- Exercise objective
Without including any images, repeat the data exactly.

- Data lines
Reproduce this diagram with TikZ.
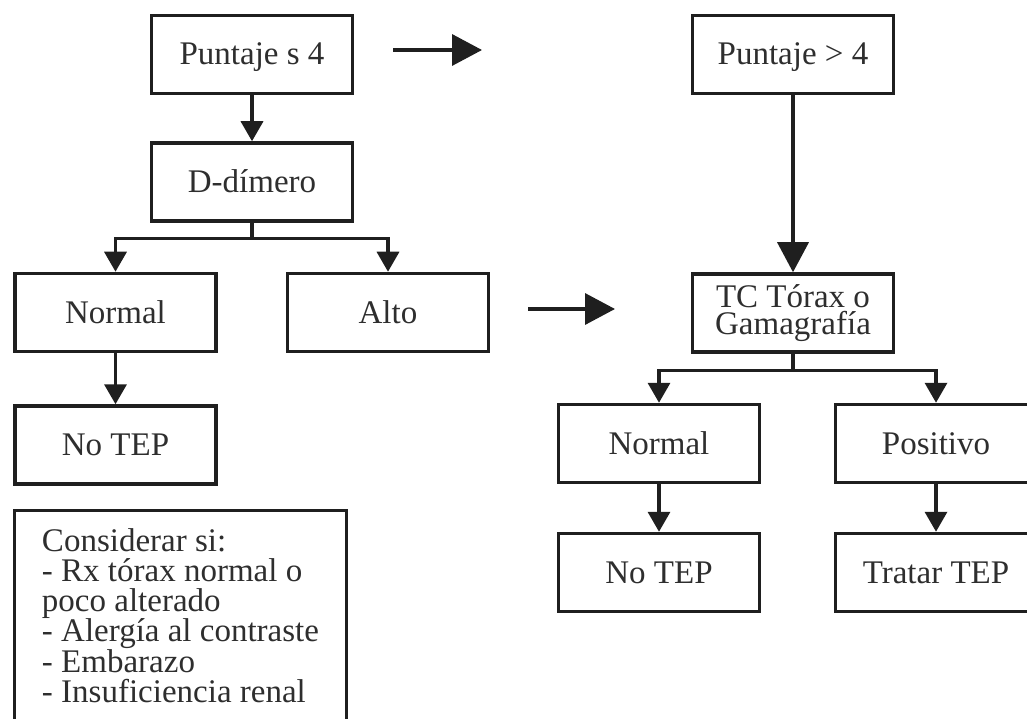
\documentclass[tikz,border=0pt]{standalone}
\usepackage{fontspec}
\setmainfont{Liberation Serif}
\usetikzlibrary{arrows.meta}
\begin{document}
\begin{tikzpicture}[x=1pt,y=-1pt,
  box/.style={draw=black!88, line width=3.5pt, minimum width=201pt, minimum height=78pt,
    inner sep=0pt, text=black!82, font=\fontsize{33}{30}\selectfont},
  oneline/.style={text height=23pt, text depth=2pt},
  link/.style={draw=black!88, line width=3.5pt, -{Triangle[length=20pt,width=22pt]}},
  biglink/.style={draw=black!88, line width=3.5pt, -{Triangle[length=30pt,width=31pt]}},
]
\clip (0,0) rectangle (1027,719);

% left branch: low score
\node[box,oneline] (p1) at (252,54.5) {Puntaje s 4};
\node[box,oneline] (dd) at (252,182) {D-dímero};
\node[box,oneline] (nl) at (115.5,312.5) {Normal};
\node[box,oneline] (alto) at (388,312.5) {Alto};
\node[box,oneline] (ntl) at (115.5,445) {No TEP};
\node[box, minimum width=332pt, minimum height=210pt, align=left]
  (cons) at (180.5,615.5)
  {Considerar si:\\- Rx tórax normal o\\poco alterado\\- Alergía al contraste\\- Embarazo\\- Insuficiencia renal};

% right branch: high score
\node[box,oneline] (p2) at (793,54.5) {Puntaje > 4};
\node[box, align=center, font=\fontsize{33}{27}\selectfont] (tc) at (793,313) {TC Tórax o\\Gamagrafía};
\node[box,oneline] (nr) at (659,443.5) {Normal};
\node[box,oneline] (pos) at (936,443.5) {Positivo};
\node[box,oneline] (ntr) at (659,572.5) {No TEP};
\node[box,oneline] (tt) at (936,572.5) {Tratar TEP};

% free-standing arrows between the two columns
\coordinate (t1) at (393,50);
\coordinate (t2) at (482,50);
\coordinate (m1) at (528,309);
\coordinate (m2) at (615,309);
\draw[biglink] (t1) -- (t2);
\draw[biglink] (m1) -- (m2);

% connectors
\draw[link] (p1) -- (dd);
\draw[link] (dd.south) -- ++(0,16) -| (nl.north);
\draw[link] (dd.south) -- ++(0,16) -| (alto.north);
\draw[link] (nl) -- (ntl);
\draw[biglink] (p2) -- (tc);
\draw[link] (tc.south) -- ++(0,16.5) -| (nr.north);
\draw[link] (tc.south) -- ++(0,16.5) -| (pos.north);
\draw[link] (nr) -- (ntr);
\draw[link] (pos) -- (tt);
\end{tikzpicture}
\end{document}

- Output below
Reproduce this diagram with TikZ.
\documentclass[tikz,border=0pt]{standalone}
\usepackage{fontspec}
\setmainfont{Liberation Serif}
\usetikzlibrary{arrows.meta}
\begin{document}
\begin{tikzpicture}[x=1pt,y=-1pt,
  box/.style={draw=black!88, line width=3.5pt, minimum width=201pt, minimum height=78pt,
    inner sep=0pt, text=black!82, font=\fontsize{33}{30}\selectfont},
  oneline/.style={text height=23pt, text depth=2pt},
  link/.style={draw=black!88, line width=3.5pt, -{Triangle[length=20pt,width=22pt]}},
  biglink/.style={draw=black!88, line width=3.5pt, -{Triangle[length=30pt,width=31pt]}},
]
\clip (0,0) rectangle (1027,719);

% left branch: low score
\node[box,oneline] (p1) at (252,54.5) {Puntaje s 4};
\node[box,oneline] (dd) at (252,182) {D-dímero};
\node[box,oneline] (nl) at (115.5,312.5) {Normal};
\node[box,oneline] (alto) at (388,312.5) {Alto};
\node[box,oneline] (ntl) at (115.5,445) {No TEP};
\node[box, minimum width=332pt, minimum height=210pt, align=left]
  (cons) at (180.5,615.5)
  {Considerar si:\\- Rx tórax normal o\\poco alterado\\- Alergía al contraste\\- Embarazo\\- Insuficiencia renal};

% right branch: high score
\node[box,oneline] (p2) at (793,54.5) {Puntaje > 4};
\node[box, align=center, font=\fontsize{33}{27}\selectfont] (tc) at (793,313) {TC Tórax o\\Gamagrafía};
\node[box,oneline] (nr) at (659,443.5) {Normal};
\node[box,oneline] (pos) at (936,443.5) {Positivo};
\node[box,oneline] (ntr) at (659,572.5) {No TEP};
\node[box,oneline] (tt) at (936,572.5) {Tratar TEP};

% free-standing arrows between the two columns
\coordinate (t1) at (393,50);
\coordinate (t2) at (482,50);
\coordinate (m1) at (528,309);
\coordinate (m2) at (615,309);
\draw[biglink] (t1) -- (t2);
\draw[biglink] (m1) -- (m2);

% connectors
\draw[link] (p1) -- (dd);
\draw[link] (dd.south) -- ++(0,16) -| (nl.north);
\draw[link] (dd.south) -- ++(0,16) -| (alto.north);
\draw[link] (nl) -- (ntl);
\draw[biglink] (p2) -- (tc);
\draw[link] (tc.south) -- ++(0,16.5) -| (nr.north);
\draw[link] (tc.south) -- ++(0,16.5) -| (pos.north);
\draw[link] (nr) -- (ntr);
\draw[link] (pos) -- (tt);
\end{tikzpicture}
\end{document}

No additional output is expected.